Whether you are young, old, healthy, or sick, leaving a will is an important task that should be done by all individuals. Granted, it can be stressful to think about what should happen in the case of your death, whether sudden or expected. But leaving a valid will can give you peace of mind and unburden your loved ones who are sure to face legal complexities should you pass away without a will.
Contrary to common belief, writing a will does not necessarily require you to hire a lawyer. It’s true that there are some situations in which you may be required to work with a lawyer in order to prepare a will, but in many cases, it is possible to avoid hiring legal professionals and the price tags that come with the services that you could have easily done yourself. Cases which may need lawyers can be read about here.
If you do not fall into the category of needing a lawyer, writing your own legal will is fairly straightforward; you need to choose an executor and alternate executor, categorize your property, make decisions about how to distribute your property, and store the will in a safe place.

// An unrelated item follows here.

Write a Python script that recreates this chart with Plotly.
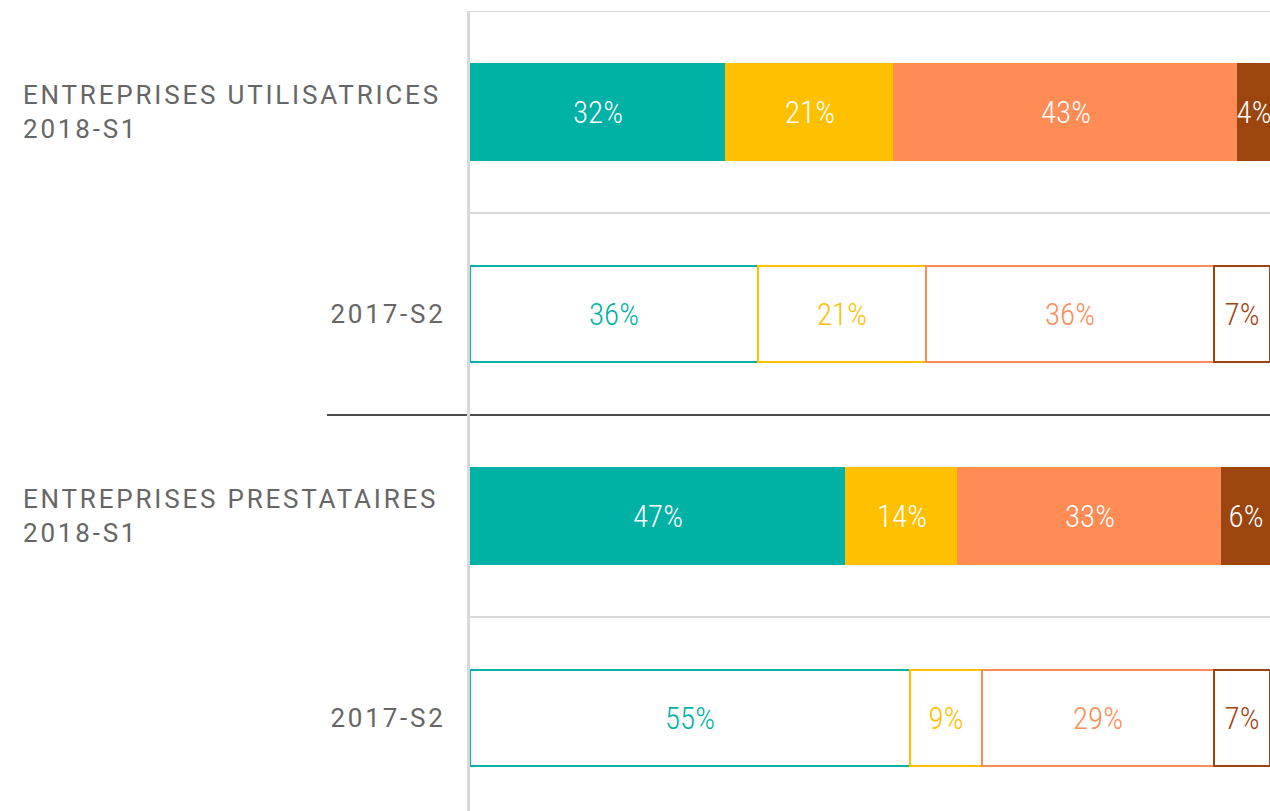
import plotly.graph_objects as go

# rows, top to bottom
row_labels = ["ENTREPRISES UTILISATRICES<br>2018-S1", "2017-S2",
              "ENTREPRISES PRESTATAIRES<br>2018-S1", "2017-S2"]
row_pos = [0, 1, 2, 3]
current = [True, False, True, False]   # 2018-S1 filled, 2017-S2 outlined

segment_names = ["Segment 1", "Segment 2", "Segment 3", "Segment 4"]
seg_1 = [32, 36, 47, 55]
seg_2 = [21, 21, 14, 9]
seg_3 = [43, 36, 33, 29]
seg_4 = [4, 7, 6, 7]
segment_colors = ["#00B2A5", "#FFC000", "#FF8B55", "#9C450F"]

PLOT_W = 800  # px width of plot area, used to place labels left of it

fig = go.Figure()

for name, vals, col in zip(segment_names, [seg_1, seg_2, seg_3, seg_4], segment_colors):
    fill = [col if c else "white" for c in current]
    txt_col = ["white" if c else col for c in current]
    fig.add_trace(go.Bar(
        name=name, y=row_pos, x=vals, orientation="h", width=0.475,
        marker=dict(color=fill, line=dict(color=col, width=2)),
        text=[f"{v}%" for v in vals], textposition="inside",
        insidetextanchor="middle", textangle=0, constraintext="none",
        textfont=dict(family="Liberation Sans Narrow, Roboto Condensed, Roboto",
                      size=31, color=txt_col, weight=300),
        hoverinfo="skip", showlegend=False,
    ))

# separators between rows
for y, c, w, x0 in [(-0.5, "#D9D9D9", 2, 0), (0.5, "#D9D9D9", 2, 0),
                    (1.5, "#4D4D4D", 2, -143 / PLOT_W), (2.5, "#D9D9D9", 2, 0)]:
    fig.add_shape(type="line", xref="paper", yref="y", x0=x0, x1=1, y0=y, y1=y,
                  line=dict(color=c, width=w), layer="below")

# row labels
for lab, y, c in zip(row_labels, row_pos, current):
    if c:
        fig.add_annotation(text=lab, xref="paper", yref="y", x=(21 - 470) / PLOT_W, y=y,
                           xanchor="left", align="left", showarrow=False)
    else:
        fig.add_annotation(text=lab, xref="paper", yref="y", x=(448 - 470) / PLOT_W, y=y,
                           xanchor="right", align="right", showarrow=False)

fig.update_annotations(font=dict(family="Roboto", size=26, color="#666666"))

fig.update_layout(
    barmode="stack", width=1270, height=811,
    margin=dict(l=470, r=0, t=11, b=0),
    plot_bgcolor="white", paper_bgcolor="white",
    xaxis=dict(range=[0, 100], visible=False, fixedrange=True),
    yaxis=dict(range=[3.46, -0.5], showticklabels=False, showgrid=False, zeroline=False,
               showline=True, linecolor="#D9D9D9", linewidth=3, ticks="", fixedrange=True),
)

# no page margin, and widen the tracking of the row labels
spacing_js = """
document.body.style.margin = '0';
var gd = document.getElementById('{plot_id}');
function track() {
  document.querySelectorAll('.annotation-text').forEach(function (t) {
    t.style.letterSpacing = '2.8px';
  });
}
track();
gd.on('plotly_afterplot', track);
"""

fig.write_html("out.html", post_script=spacing_js, config={"displayModeBar": False})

Many people, often couples, feel that it is a good idea to write a joint will – that is, a single document that states the wishes and intentions of two individuals. The intent of such a will is often to declare that each party would leave everything to the surviving partner, and in the event that both die in the same disaster, that everything would go to their children. This is usually a bad idea.
Joint wills can tie up property and assets for years, pending the death of the surviving partner. During those years, life may have changed so much that a new will would be appropriate, but it is extremely difficult for the surviving partner to revoke the previous will since the deceased would not be around to approve it. In many instances, the surviving partner will be stuck with the outdated will, and once-joint assets will be divided in ways that does not coincide with present wishes. Considering the negatives, there should be very few reasons to not create a separate will that properly reflects the wishes of both parties, and which can be amended (by creating and attaching codicils), at ease.
Everyone needs and should write a will for those who will be left behind. With the right information and good clarification, writing a will can be a task that is simpler than imagined. If it will provide emotional relief for both you and your loved ones, why not do it now?